Recorded data
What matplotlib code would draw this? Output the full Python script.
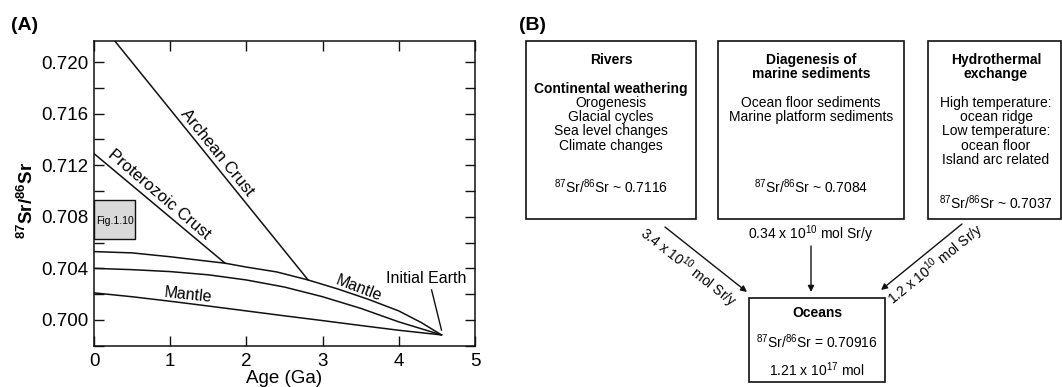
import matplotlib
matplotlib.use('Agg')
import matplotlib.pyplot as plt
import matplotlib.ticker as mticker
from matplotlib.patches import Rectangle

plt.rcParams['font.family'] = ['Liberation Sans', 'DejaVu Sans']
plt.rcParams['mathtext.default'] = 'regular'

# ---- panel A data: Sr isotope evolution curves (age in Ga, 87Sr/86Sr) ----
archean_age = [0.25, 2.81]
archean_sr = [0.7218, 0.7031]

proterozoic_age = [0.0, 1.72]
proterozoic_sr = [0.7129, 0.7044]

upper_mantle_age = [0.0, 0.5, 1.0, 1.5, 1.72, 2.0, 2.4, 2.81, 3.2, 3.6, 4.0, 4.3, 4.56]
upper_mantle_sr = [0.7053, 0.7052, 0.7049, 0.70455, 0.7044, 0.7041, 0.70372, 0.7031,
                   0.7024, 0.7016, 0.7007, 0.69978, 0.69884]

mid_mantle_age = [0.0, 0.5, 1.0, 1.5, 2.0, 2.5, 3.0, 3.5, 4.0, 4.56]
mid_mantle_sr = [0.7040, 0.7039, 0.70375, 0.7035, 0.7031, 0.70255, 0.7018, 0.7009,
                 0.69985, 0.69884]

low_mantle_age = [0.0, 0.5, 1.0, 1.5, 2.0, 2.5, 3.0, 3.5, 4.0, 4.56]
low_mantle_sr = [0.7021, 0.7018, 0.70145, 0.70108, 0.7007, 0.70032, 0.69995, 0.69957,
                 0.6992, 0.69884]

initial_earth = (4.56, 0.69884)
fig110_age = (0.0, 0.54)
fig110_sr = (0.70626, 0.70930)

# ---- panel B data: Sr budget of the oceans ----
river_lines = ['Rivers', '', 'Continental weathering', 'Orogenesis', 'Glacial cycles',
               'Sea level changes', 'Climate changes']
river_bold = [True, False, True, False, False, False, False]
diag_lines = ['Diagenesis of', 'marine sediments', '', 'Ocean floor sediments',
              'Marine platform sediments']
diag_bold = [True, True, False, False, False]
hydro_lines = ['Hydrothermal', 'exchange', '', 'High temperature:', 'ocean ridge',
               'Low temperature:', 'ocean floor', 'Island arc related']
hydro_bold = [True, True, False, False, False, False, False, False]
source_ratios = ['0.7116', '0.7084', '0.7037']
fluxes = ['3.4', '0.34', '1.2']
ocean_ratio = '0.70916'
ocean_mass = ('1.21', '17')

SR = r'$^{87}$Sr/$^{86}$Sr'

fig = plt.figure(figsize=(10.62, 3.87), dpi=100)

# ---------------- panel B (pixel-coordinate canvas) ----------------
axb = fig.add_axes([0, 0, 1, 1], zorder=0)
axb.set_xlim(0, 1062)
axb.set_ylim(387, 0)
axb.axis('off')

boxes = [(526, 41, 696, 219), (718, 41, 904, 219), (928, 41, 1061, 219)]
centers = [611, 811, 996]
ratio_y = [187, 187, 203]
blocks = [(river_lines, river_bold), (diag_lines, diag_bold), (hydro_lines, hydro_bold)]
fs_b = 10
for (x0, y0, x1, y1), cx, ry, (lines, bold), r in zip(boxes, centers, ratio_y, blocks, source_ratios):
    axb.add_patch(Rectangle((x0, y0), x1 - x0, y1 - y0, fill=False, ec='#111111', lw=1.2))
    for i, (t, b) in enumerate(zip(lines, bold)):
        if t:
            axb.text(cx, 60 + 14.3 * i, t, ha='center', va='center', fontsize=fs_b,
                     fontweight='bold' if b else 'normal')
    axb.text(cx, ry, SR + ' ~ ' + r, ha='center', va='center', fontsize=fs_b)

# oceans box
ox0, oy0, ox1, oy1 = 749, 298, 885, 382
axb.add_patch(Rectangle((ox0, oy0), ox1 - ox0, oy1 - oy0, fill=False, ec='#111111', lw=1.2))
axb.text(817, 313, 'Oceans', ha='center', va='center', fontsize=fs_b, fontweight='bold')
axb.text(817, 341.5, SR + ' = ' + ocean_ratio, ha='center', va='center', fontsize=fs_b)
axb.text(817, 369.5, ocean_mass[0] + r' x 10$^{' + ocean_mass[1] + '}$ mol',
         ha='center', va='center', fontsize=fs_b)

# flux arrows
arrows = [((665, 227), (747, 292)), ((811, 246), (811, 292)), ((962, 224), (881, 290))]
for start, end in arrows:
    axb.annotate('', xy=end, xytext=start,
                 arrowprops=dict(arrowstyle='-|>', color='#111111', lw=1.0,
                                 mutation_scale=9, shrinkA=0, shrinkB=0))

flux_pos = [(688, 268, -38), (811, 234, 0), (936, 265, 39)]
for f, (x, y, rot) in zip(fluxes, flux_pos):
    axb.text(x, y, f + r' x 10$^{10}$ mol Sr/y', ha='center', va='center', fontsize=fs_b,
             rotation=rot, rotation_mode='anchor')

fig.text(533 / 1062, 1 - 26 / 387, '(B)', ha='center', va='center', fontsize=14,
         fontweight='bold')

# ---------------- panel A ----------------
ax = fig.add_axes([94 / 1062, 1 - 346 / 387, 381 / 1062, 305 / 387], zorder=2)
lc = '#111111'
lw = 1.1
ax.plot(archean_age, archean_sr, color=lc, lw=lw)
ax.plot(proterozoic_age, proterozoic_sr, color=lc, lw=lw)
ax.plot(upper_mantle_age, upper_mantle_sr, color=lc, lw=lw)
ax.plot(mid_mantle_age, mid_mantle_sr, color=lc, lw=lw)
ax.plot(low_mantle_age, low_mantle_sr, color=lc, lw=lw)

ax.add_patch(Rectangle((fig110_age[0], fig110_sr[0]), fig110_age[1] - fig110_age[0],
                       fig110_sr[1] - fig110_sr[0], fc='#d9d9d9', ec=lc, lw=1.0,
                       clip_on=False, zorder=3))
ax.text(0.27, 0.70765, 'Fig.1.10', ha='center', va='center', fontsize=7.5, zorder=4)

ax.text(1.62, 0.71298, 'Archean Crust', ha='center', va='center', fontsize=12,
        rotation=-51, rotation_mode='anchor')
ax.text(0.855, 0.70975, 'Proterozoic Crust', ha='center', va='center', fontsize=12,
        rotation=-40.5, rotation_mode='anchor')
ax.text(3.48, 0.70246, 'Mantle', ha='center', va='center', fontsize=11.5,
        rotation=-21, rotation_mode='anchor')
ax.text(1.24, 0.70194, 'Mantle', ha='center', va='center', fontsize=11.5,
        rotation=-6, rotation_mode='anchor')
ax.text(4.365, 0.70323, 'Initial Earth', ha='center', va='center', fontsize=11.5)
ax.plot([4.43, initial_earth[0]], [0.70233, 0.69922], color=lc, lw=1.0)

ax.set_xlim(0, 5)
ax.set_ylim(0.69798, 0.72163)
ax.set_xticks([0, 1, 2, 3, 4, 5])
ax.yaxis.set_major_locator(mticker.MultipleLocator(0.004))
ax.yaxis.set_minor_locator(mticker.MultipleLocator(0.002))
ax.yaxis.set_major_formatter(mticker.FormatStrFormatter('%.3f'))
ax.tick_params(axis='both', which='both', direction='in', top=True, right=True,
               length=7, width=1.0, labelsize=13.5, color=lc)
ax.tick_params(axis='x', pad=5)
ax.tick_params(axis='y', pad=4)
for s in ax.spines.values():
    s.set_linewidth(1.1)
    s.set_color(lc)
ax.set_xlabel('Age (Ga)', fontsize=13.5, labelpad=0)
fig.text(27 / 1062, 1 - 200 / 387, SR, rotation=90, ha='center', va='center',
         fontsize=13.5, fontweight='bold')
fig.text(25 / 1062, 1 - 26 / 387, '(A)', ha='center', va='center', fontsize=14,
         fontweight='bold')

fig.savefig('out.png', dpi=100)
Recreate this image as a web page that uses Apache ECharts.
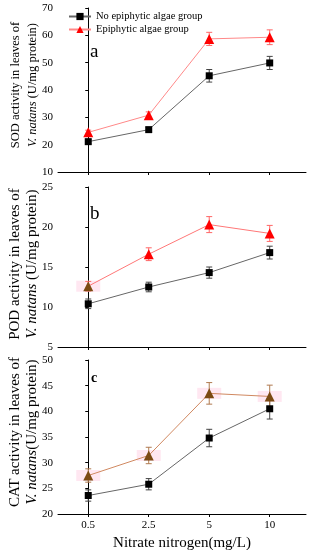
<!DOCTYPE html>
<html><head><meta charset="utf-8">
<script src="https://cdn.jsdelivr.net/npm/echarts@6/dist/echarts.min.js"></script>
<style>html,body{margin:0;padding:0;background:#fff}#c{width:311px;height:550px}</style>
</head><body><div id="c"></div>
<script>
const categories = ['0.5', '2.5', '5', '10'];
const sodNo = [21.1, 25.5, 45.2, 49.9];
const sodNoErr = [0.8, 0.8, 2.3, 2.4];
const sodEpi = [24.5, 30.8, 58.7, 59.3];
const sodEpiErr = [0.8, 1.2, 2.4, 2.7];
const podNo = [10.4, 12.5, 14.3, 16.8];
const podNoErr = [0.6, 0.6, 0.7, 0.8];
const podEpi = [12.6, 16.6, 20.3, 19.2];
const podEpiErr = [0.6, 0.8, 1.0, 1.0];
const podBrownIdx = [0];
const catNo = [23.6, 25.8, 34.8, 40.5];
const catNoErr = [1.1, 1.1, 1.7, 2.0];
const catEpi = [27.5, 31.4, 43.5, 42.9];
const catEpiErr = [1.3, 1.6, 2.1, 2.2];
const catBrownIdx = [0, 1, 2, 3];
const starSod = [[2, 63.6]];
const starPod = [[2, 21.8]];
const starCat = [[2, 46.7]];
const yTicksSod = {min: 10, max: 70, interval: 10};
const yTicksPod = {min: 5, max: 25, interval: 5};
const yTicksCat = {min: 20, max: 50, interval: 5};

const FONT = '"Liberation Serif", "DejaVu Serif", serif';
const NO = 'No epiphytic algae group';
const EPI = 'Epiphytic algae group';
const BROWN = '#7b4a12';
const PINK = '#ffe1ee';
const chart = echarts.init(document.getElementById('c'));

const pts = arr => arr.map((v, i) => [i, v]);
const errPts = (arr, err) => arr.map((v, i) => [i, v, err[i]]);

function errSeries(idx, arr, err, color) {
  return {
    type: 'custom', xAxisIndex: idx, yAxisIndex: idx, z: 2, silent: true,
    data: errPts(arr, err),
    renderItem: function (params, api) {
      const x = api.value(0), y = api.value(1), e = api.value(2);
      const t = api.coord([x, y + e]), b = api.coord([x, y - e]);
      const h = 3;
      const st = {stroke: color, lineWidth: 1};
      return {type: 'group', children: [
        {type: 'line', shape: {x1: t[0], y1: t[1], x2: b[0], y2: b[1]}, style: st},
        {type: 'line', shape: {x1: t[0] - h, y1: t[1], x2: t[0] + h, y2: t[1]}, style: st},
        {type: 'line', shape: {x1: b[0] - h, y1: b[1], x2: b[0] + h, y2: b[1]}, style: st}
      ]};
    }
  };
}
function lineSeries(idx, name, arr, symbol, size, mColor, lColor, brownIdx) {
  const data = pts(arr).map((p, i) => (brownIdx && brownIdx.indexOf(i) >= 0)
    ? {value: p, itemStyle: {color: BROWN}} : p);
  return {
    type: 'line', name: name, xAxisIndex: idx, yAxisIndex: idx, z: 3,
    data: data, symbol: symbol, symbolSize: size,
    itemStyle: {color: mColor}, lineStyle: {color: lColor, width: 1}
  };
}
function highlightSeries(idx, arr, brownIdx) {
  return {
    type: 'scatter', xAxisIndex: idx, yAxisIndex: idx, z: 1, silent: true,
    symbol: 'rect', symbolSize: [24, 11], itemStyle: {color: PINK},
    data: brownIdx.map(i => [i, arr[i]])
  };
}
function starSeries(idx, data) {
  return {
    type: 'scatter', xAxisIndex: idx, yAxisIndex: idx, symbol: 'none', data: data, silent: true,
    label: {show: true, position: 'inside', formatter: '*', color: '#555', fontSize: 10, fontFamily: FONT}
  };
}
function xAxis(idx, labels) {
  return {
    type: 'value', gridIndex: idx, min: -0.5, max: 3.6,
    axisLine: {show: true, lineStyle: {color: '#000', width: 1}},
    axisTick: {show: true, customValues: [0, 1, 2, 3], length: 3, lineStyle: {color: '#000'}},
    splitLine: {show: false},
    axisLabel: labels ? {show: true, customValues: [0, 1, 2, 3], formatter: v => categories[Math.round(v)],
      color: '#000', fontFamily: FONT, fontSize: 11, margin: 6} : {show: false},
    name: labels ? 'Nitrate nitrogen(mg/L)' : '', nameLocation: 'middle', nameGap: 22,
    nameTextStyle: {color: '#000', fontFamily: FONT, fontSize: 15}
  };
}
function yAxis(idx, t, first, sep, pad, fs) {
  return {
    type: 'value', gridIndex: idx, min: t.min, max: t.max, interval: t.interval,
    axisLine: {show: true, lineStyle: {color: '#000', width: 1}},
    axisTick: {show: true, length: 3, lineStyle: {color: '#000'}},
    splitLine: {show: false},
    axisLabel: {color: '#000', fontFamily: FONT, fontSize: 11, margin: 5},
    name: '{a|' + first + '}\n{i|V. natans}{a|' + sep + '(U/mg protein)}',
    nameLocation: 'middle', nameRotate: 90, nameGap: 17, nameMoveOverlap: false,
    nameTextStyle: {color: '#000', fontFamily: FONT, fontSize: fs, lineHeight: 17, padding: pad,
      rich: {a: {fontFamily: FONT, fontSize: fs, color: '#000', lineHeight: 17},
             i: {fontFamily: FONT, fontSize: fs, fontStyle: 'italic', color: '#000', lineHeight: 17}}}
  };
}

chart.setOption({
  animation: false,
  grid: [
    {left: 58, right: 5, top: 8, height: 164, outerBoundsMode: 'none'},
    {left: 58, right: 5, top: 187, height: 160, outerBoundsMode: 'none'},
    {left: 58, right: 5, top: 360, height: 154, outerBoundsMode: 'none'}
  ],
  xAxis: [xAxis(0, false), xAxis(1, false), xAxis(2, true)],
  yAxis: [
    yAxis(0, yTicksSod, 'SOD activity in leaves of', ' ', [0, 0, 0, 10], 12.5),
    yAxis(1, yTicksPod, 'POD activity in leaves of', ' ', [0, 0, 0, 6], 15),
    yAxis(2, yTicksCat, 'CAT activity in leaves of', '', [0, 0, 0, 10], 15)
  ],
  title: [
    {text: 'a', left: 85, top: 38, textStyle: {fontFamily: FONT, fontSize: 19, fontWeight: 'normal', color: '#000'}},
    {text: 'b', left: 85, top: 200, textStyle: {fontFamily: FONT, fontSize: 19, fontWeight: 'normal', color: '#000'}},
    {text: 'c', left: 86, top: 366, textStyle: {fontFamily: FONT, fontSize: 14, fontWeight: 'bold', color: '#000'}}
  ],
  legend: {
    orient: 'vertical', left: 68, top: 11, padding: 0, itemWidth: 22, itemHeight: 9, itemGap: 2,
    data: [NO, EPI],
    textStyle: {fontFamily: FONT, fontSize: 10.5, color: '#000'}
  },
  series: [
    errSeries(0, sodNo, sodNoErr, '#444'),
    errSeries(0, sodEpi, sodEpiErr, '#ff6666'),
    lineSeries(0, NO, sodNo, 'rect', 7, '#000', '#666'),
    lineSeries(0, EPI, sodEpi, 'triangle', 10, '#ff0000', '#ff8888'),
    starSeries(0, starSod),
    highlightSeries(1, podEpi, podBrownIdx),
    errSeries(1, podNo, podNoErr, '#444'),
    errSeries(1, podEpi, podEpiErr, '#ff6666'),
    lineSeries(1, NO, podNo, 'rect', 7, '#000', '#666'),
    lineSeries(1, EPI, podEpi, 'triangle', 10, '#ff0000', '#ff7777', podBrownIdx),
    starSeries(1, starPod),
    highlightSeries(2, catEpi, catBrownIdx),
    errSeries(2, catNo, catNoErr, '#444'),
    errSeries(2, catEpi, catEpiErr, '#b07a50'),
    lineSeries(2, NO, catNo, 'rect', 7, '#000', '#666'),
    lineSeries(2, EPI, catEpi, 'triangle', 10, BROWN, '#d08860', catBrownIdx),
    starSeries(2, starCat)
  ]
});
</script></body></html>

Your instructions
From the material above, gather all lines that include the string "this" and copy them.

Completed exercise
What matplotlib code would draw this? Output the full Python script.
Recreate this image as a web page that uses Apache ECharts.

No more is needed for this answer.